** Exercise goal **
From the listing below, extract every line containing "page".
BEGIN Data excerpts
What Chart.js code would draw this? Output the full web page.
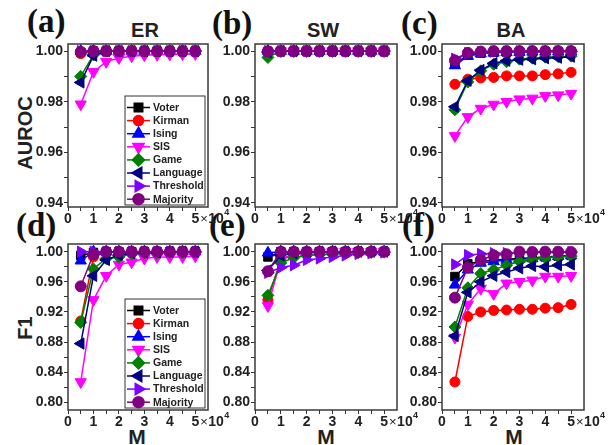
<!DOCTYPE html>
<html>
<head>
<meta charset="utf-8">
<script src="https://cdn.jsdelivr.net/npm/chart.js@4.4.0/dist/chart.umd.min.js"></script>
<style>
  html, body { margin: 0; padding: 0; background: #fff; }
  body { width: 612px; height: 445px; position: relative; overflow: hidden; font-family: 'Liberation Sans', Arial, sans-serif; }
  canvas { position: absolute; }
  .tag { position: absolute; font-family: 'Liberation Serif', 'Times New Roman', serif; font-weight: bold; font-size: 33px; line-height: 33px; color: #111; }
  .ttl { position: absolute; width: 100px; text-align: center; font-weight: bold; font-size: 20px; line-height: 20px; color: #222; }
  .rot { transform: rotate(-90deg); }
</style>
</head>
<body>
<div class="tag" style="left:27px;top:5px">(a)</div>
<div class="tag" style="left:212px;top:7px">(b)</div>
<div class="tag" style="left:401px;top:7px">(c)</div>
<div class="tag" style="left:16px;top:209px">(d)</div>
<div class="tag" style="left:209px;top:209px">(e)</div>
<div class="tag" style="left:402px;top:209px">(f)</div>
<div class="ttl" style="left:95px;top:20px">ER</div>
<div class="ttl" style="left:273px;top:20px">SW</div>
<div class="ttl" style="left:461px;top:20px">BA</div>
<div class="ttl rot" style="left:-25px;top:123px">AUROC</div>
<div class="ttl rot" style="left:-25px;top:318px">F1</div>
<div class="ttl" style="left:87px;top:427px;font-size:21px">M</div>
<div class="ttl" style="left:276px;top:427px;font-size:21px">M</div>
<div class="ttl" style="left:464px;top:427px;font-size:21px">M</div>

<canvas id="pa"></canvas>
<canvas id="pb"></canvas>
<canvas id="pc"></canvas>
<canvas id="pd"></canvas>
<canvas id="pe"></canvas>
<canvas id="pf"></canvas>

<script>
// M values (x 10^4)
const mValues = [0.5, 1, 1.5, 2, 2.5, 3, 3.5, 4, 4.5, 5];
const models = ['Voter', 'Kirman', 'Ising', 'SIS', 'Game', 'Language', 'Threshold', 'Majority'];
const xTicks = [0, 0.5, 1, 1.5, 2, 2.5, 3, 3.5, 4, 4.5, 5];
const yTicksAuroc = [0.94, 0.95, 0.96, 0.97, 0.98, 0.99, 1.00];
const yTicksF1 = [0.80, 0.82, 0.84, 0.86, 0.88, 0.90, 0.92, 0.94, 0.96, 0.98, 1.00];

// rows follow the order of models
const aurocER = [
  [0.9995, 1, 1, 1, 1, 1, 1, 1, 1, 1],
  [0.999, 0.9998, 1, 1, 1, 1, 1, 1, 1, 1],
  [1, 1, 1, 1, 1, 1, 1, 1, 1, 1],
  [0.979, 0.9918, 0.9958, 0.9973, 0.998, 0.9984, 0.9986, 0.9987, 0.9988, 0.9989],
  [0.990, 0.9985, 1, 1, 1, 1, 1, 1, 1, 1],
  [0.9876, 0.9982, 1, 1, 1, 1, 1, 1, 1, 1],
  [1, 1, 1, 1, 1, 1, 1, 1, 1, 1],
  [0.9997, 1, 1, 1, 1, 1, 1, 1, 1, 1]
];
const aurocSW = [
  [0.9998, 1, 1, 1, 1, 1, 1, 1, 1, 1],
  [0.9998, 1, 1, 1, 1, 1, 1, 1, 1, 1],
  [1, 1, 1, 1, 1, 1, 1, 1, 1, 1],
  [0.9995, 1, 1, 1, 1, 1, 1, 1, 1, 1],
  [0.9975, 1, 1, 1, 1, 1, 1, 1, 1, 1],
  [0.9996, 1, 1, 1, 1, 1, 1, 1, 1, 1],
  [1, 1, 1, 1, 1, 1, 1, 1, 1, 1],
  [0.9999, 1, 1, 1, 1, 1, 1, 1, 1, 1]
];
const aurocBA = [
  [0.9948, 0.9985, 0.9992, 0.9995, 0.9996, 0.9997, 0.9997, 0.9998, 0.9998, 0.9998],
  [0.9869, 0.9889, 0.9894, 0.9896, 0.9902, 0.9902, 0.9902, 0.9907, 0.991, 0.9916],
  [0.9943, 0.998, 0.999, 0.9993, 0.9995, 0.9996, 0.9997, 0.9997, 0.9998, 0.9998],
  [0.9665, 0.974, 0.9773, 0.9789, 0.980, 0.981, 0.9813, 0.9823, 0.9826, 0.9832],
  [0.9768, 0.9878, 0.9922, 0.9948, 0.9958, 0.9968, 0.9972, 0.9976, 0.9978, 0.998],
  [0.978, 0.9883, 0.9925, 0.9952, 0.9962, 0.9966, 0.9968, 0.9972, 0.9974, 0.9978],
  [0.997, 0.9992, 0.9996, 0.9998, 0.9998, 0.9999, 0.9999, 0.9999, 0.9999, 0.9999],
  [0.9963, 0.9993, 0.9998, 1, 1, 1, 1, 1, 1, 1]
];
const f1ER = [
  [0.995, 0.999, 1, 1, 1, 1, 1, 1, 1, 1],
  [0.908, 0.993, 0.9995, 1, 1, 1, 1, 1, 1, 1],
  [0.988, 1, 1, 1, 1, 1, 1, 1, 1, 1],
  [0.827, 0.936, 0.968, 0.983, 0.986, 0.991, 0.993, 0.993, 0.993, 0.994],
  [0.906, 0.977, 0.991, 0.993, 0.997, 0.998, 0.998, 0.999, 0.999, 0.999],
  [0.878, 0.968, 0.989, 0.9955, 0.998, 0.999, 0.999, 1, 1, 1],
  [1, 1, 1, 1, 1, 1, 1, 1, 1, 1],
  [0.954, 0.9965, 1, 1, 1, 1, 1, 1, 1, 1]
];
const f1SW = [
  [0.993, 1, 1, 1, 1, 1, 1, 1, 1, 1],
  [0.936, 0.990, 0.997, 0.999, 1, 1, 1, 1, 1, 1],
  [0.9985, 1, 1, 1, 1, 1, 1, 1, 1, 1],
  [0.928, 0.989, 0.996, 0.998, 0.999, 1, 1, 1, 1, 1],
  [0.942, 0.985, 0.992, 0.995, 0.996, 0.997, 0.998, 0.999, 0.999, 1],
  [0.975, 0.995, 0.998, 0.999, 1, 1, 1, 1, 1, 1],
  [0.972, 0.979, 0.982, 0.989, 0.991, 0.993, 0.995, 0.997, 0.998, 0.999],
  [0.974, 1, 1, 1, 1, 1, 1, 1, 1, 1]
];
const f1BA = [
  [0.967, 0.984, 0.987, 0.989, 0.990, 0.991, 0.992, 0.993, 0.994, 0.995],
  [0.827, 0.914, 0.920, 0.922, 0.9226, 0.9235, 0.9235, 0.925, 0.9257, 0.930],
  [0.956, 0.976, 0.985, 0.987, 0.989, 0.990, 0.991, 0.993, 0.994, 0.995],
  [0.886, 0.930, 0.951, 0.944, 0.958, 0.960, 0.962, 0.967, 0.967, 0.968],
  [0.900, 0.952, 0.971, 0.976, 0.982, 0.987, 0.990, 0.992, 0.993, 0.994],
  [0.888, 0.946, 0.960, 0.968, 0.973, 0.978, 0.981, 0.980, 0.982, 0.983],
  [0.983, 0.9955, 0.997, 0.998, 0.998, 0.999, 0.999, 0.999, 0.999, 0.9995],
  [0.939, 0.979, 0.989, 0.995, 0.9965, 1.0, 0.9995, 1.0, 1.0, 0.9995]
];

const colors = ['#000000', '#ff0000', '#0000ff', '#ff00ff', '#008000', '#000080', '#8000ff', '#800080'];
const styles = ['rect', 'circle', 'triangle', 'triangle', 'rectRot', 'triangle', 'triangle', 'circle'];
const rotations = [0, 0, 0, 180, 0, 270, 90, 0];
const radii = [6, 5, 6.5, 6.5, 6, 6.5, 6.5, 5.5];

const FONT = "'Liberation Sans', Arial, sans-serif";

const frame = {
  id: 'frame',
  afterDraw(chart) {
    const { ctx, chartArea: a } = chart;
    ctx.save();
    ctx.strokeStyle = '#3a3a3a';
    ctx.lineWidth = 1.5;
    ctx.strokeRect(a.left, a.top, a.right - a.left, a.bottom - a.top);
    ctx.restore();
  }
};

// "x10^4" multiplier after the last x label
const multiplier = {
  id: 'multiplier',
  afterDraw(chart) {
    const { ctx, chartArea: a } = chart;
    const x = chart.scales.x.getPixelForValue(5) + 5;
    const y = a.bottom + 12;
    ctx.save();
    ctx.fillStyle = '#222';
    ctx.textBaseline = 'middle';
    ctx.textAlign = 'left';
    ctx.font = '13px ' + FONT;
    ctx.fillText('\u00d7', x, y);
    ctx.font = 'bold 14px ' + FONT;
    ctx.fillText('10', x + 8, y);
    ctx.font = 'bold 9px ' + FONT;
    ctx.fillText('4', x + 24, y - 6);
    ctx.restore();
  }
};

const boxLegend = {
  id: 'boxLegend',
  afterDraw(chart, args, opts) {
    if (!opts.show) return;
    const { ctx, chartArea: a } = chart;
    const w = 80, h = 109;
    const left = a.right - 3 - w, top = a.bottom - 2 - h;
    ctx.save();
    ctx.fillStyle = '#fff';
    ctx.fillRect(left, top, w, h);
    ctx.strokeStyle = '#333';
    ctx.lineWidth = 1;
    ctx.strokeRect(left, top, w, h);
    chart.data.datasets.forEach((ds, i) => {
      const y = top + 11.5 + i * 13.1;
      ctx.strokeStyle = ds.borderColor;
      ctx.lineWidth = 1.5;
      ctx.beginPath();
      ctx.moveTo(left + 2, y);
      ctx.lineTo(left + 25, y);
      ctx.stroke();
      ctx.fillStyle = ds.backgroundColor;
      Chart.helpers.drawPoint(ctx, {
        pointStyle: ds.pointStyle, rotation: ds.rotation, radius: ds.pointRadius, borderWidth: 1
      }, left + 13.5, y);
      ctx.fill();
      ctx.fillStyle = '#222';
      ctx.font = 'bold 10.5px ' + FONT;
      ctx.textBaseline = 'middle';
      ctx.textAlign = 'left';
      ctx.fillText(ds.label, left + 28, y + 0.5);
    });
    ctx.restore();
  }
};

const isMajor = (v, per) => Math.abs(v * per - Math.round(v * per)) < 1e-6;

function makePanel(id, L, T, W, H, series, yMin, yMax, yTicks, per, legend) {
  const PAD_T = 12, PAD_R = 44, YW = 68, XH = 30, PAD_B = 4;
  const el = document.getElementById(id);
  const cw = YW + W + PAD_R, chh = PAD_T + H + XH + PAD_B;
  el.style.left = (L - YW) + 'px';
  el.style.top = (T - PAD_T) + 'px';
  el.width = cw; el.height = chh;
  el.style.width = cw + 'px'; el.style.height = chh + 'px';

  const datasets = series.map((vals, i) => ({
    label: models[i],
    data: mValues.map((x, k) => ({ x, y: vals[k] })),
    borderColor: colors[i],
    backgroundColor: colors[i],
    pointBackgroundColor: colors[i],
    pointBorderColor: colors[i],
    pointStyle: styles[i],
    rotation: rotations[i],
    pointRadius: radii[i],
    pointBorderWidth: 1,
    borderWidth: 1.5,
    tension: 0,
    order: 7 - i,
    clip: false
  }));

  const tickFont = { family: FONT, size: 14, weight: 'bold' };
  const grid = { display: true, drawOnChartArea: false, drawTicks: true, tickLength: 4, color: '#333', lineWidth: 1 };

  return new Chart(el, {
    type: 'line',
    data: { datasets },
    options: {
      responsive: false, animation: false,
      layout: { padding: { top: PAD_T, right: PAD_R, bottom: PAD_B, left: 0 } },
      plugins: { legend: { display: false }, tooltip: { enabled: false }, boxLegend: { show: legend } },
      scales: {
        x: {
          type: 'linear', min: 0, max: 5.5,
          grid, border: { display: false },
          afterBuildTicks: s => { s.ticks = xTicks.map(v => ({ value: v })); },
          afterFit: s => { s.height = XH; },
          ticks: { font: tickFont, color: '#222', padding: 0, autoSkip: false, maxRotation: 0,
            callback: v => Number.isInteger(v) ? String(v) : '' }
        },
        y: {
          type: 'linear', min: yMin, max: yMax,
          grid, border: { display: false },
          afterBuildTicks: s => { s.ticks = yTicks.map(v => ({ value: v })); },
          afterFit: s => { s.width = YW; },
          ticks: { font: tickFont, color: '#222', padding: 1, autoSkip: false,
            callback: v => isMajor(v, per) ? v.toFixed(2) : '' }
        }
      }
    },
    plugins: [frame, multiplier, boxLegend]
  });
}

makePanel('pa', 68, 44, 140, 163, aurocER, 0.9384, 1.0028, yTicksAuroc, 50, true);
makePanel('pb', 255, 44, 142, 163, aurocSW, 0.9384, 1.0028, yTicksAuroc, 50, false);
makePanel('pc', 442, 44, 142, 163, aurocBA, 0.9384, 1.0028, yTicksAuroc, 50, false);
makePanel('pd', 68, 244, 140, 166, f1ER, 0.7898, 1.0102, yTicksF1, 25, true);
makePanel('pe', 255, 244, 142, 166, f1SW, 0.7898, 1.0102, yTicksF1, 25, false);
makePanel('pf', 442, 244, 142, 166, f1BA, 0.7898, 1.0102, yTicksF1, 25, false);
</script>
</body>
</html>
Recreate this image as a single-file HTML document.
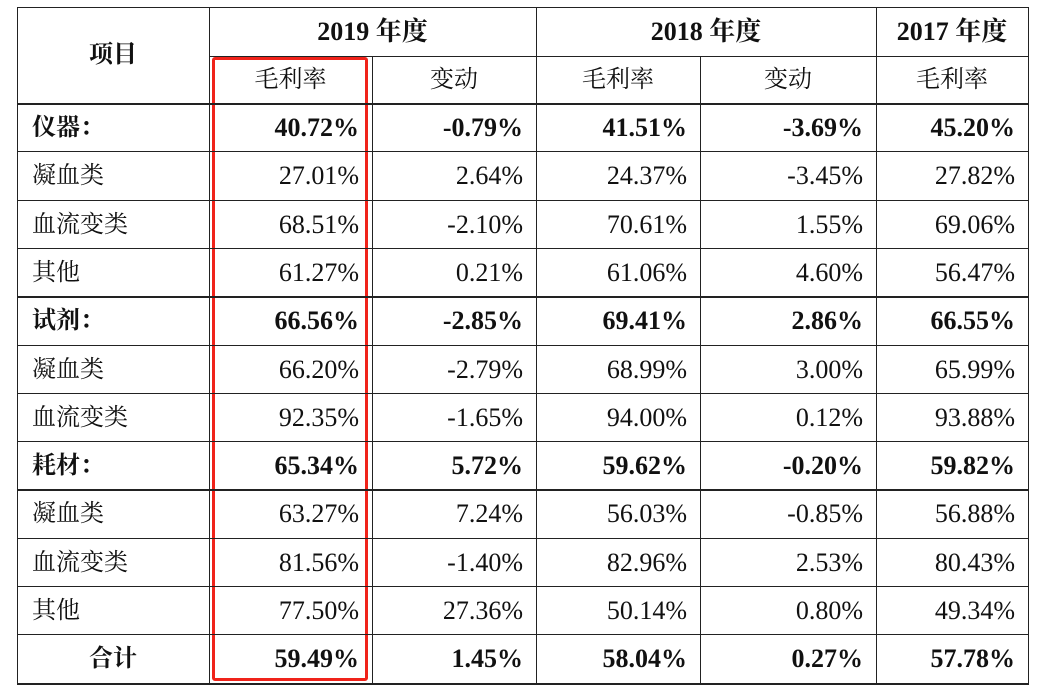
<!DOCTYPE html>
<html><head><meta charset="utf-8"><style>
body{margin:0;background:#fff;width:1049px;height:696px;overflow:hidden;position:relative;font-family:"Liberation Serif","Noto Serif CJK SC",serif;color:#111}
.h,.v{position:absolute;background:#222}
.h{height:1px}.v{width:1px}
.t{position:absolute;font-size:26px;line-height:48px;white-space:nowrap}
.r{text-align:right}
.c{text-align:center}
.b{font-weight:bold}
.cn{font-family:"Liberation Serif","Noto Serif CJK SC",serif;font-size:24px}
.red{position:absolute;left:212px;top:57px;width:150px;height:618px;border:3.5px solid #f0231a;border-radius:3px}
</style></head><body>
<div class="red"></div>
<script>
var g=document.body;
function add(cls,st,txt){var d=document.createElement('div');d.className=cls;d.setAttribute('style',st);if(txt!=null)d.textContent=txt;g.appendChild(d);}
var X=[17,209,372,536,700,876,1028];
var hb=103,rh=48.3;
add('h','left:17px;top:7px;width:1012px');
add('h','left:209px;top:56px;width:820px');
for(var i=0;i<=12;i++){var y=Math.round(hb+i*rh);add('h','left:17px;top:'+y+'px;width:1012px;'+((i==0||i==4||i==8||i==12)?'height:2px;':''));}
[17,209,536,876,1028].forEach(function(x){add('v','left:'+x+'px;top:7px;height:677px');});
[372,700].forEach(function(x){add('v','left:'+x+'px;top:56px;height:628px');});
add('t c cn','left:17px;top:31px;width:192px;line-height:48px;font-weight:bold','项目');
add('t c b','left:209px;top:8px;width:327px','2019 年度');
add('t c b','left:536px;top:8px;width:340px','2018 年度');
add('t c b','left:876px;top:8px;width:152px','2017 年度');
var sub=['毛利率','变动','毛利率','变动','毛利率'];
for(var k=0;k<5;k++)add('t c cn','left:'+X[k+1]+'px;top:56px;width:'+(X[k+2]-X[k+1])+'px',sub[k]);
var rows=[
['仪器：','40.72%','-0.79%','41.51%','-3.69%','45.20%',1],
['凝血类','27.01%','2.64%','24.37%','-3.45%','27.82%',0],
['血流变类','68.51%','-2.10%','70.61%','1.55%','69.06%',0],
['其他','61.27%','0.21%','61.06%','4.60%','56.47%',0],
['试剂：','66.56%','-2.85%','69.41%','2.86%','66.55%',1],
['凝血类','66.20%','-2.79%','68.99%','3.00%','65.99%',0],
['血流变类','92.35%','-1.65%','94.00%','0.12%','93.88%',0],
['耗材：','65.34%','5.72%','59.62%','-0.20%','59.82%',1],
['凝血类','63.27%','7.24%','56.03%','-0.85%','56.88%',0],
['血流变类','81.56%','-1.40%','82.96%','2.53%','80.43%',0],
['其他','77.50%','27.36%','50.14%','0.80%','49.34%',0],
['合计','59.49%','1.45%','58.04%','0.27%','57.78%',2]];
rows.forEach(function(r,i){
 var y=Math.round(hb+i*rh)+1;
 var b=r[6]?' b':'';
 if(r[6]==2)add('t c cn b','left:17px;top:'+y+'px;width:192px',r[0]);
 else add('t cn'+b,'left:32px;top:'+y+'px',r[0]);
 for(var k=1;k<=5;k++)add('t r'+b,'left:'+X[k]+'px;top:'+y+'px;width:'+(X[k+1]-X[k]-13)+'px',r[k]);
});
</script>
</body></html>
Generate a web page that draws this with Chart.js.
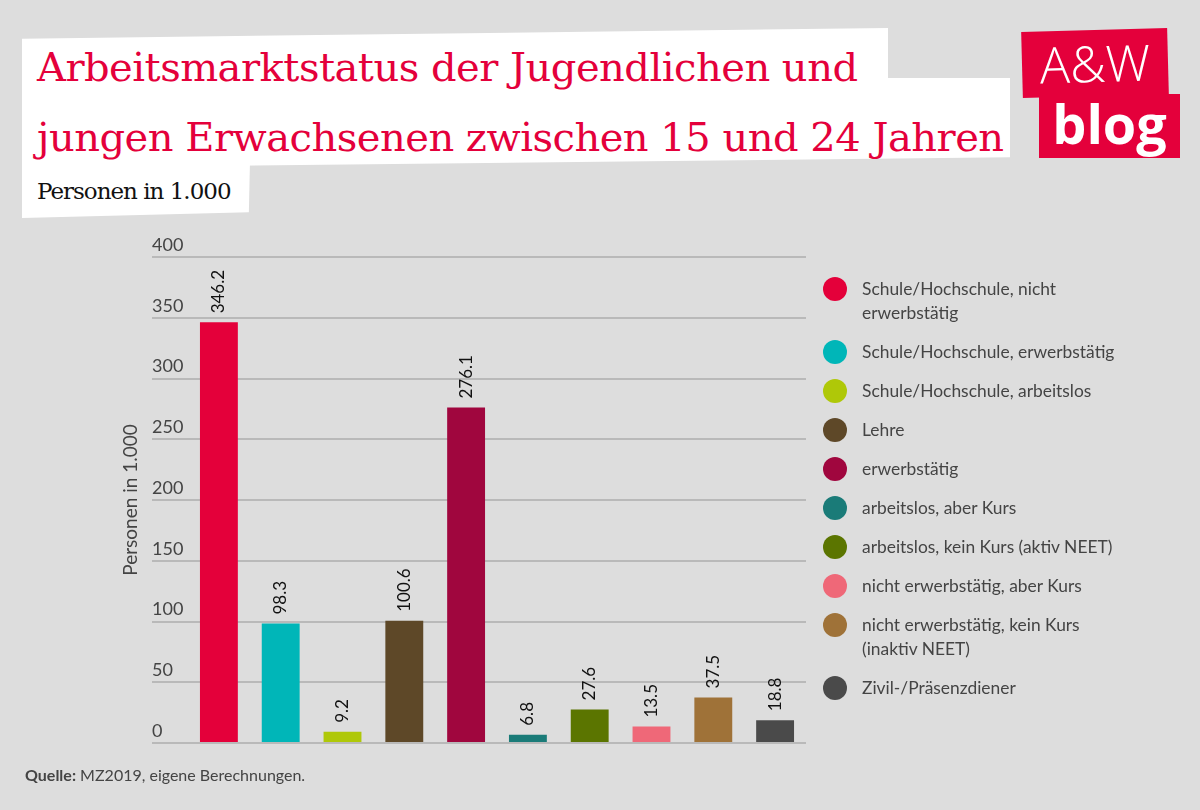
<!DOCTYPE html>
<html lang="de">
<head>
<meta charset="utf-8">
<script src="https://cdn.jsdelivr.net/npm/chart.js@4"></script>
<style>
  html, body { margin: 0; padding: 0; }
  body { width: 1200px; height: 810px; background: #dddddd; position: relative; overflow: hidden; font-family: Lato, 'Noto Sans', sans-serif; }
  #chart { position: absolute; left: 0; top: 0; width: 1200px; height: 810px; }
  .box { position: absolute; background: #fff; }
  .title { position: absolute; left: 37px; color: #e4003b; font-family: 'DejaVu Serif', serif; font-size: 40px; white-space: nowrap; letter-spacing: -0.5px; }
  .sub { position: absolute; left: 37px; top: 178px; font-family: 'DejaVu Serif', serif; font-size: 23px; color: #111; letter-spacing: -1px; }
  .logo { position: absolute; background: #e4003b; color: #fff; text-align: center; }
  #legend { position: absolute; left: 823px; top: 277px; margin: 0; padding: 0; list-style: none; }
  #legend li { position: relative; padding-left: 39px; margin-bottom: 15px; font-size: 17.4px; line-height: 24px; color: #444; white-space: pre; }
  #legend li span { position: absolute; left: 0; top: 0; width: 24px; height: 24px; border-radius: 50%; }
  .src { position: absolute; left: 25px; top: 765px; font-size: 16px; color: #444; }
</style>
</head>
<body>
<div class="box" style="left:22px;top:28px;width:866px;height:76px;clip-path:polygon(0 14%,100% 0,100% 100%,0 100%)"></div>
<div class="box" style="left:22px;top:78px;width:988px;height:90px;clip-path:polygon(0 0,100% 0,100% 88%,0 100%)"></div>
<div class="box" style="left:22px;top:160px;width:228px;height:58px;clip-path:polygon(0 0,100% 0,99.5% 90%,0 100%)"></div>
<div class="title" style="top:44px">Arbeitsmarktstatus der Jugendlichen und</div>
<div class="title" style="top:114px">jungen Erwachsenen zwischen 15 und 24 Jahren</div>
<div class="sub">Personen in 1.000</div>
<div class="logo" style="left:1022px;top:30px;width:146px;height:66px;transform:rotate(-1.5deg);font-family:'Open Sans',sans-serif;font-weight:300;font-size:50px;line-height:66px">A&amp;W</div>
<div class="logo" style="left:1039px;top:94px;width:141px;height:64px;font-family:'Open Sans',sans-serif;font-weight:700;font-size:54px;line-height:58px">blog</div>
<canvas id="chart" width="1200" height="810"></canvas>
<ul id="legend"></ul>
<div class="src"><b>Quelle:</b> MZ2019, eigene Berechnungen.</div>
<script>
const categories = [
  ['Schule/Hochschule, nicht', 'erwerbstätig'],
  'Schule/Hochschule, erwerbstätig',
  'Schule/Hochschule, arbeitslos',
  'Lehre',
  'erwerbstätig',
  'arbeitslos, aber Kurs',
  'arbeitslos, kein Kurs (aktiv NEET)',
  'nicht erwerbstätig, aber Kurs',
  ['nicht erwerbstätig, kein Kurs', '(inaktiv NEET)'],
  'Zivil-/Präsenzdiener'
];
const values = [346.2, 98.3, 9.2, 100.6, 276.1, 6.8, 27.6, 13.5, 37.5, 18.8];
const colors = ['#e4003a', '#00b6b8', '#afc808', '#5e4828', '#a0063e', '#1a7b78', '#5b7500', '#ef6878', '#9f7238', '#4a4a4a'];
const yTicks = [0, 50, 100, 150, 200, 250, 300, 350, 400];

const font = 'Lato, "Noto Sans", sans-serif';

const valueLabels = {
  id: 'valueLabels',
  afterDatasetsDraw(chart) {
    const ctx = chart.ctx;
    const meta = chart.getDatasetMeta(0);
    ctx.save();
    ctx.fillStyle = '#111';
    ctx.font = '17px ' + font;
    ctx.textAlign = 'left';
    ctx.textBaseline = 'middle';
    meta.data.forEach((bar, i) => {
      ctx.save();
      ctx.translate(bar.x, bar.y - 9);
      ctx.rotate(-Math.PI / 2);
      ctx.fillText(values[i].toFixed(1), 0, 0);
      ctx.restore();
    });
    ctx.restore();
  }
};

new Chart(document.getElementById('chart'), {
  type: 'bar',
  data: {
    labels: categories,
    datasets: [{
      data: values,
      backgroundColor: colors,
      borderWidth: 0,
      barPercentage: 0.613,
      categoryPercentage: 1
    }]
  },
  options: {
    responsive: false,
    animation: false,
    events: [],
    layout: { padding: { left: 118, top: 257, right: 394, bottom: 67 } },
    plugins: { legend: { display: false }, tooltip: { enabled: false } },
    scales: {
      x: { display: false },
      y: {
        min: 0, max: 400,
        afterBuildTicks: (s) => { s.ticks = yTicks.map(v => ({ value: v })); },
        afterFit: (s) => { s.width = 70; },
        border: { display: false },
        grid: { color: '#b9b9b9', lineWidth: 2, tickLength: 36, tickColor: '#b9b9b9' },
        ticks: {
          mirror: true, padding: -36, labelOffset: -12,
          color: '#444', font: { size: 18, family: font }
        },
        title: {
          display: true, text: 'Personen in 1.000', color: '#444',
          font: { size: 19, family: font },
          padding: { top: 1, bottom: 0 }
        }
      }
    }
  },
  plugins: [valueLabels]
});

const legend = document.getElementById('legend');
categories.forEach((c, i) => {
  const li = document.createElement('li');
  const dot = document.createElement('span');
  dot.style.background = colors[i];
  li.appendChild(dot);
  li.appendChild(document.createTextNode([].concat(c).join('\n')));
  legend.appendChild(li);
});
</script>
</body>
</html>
END Data excerpts
** The solution **
What Chart.js code would draw this? Output the full web page.
Generate a web page that draws this with Chart.js.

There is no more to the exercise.